My these assertions are deeply informed by John Rapley’s work on the subject who describes the neoliberal regime in its two primary functions: The accumulative and the distributive. According to Rapley, the neoliberal regime has a wonderful record of growth in its accumulative function: those who have money can make more money. It is the distributive function in which the neoliberal regime fails: while the state privatizes its functions and gives up on its distributive functions, the private sphere is never able to fill the gap. Resultantly, the gap between the rich and poor continues to increase, as “trickle down” does not deliver.

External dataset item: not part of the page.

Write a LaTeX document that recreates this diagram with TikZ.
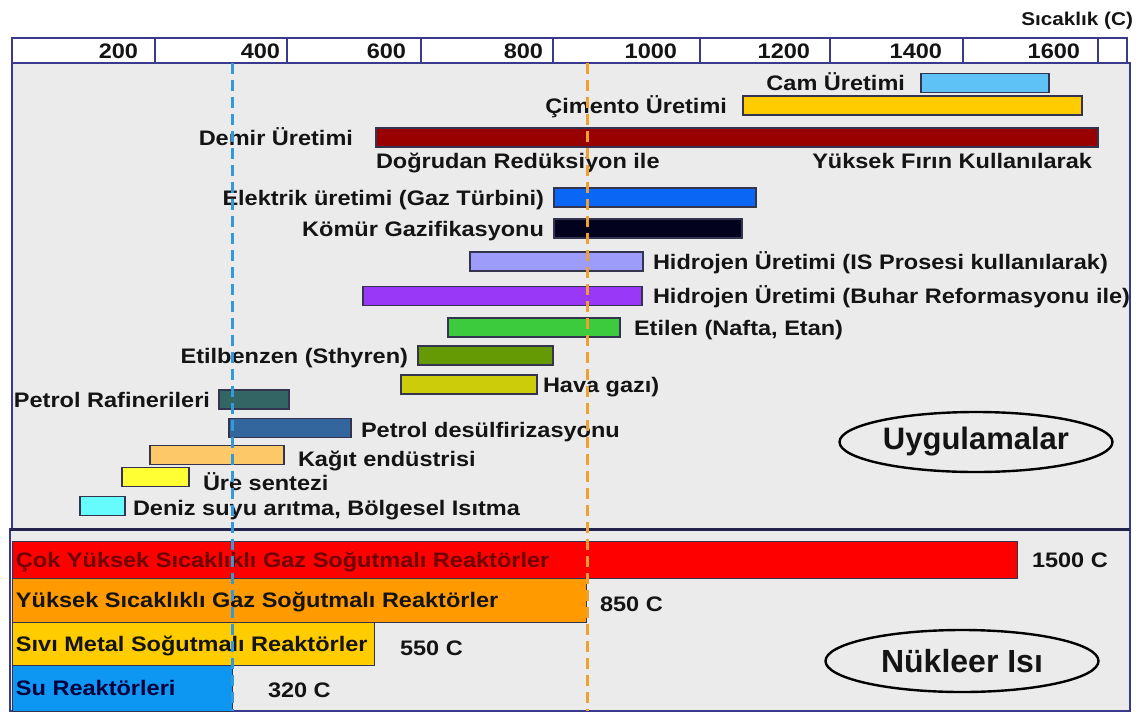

It is imperative for any polity to have a degree of balance between the accumulative and distributive functions of the regime and unless third world nations return to some form of socialistic mode of production, the inequalities will never go away but would keep on increasing. It is in this particular juncture that a socialistic mode of thinking and politics can be useful not only in economic sense but also as a defense against the reactionary forces of religious and cultural fundamentalism.

When I invoke the term left, I do not mean left in the classical sense: a centralized communist party. I rather mean a loose coalition of like-minded Pakistanis with a socialistic outlook who believe in a secular public sphere and do not treat class, gender, and other identities as fixed but as fluid constructs within a national space. Most of all, the left signifies for me a strong commitment to a liberatory and redemptive politics that builds lateral solidarities—within and without the nation—against the forces of neoliberal capital.

Only a socialistic politics will enable us to challenge the normative drive of fundamentalism and for a very important reason: only an enlightened social democracy can counter the promise of socio-economic restructuring offered by the Islamist parties. Neoliberalism cannot offer any such drastic redistribution of national resources. Also, a socialistic politics will enable us to deal with issues of class, land ownership, and will force the government to take its distributive functions seriously as opposed to its accumulative function as dictated by the current stage of neoliberal capital.